The question is of some literary importance. When we meet Keating, he has already given up thinking independently in career matters but is trying to stay honorable in his personal life, particularly his romance with Katherine Halsey; because he is too far down the slippery slope, he will fail at this, too. Had the author introduced him at an earlier stage of his corruption, she would have needed to explain him at much greater length.
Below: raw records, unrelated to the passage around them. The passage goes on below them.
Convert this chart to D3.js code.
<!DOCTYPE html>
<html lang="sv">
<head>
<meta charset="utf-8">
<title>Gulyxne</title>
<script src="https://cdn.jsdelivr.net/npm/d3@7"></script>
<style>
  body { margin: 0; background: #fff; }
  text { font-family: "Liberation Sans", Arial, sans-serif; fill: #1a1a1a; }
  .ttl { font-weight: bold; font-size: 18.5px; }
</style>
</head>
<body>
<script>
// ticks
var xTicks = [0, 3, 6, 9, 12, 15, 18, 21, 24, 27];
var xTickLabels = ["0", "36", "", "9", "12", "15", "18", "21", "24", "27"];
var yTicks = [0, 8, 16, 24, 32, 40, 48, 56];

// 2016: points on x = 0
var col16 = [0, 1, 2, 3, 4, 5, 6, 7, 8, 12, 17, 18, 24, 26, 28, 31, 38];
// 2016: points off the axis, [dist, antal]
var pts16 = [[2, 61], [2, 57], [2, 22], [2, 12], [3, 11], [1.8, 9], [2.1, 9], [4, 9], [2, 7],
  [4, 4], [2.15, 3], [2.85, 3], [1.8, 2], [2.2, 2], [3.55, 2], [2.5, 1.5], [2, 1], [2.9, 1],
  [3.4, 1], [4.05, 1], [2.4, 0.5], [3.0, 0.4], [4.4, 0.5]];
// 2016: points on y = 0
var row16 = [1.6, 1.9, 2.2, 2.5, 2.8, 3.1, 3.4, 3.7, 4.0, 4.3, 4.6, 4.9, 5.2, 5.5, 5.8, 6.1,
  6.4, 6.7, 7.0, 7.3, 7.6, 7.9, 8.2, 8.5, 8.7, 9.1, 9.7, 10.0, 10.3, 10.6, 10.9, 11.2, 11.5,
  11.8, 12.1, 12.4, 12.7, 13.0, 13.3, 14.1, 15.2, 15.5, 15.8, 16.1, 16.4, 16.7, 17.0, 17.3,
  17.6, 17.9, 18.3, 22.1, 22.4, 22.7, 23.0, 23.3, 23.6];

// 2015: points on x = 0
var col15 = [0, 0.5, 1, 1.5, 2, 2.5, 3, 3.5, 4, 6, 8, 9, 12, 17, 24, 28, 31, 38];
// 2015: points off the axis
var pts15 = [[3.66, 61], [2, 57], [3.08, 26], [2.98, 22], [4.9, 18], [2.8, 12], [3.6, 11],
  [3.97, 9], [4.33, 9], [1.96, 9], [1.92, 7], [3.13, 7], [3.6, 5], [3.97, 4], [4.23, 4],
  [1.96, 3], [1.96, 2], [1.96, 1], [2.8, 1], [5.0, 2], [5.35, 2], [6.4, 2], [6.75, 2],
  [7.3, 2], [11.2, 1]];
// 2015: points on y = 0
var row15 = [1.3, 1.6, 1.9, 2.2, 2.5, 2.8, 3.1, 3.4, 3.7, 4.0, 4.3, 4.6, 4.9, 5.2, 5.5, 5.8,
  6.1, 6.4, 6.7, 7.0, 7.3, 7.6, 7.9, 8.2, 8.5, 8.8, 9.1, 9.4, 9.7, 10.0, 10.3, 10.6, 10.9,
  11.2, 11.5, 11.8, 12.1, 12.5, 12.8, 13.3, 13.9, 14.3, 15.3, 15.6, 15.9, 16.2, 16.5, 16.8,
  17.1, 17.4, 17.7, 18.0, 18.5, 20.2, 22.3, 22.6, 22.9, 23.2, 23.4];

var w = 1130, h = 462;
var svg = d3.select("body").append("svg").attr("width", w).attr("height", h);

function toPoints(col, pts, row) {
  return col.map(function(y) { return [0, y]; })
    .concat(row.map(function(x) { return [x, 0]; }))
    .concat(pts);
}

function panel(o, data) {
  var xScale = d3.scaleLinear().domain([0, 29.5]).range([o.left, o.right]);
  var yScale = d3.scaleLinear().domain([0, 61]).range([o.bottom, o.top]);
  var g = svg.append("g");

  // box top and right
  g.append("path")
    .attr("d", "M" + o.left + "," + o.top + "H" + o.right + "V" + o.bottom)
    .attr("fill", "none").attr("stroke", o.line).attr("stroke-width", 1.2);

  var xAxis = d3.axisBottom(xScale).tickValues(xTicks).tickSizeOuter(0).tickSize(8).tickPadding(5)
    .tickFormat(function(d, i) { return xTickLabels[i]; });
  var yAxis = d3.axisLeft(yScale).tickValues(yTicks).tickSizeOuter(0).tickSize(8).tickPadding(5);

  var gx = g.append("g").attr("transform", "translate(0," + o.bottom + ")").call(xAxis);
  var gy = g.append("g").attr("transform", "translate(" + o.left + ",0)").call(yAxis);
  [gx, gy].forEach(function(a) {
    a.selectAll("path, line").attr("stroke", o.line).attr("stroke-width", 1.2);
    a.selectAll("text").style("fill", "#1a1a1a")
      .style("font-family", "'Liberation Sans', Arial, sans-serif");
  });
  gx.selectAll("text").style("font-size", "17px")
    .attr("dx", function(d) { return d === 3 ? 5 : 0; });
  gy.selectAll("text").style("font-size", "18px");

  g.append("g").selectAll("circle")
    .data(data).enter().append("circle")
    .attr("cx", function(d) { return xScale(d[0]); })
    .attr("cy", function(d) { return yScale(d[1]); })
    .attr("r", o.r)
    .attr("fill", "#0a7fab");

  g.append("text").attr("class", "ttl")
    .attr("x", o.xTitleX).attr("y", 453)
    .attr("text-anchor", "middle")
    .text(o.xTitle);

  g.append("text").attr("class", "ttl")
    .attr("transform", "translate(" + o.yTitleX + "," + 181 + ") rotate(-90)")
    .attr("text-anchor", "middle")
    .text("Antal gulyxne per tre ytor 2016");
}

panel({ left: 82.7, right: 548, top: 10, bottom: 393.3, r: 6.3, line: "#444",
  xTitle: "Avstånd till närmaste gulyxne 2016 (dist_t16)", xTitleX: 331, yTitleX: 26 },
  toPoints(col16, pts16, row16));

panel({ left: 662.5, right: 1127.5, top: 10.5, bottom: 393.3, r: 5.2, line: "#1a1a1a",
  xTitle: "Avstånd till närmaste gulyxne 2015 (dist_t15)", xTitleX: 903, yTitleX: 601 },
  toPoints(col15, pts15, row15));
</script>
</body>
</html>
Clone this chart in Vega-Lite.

Several contributors to the Gladstein / Sciabarra Feminist Interpretations of Ayn Rand (University Park, Pennsylvania State University Press) deal at least briefly with the Wright-Rand connection, none at such length as Barry Vacker in "Skyscrapers, Supermodels and Strange Attractors". His full thesis is beyond the grasp of a simple beauty-lover, but on pp. 146 - 148 he provides a valuable selection of quotes from The Fountainhead that help to show just how Wrightian Roark's architecture is, in its unification of nature with artifice and indoors with out, and its preoccupation with developing a single geometric pattern in all aspects of a building.
Also beyond me is the full awfulness of Jeff Walker's The Ayn Rand Cult (Chicago, Open Court), which cites an earlier version of the present article (Journal of the Taliesin Fellows, Spring 1997) as one of its sources. What Walker has to say about architecture does not inspire confidence in the rest of his book.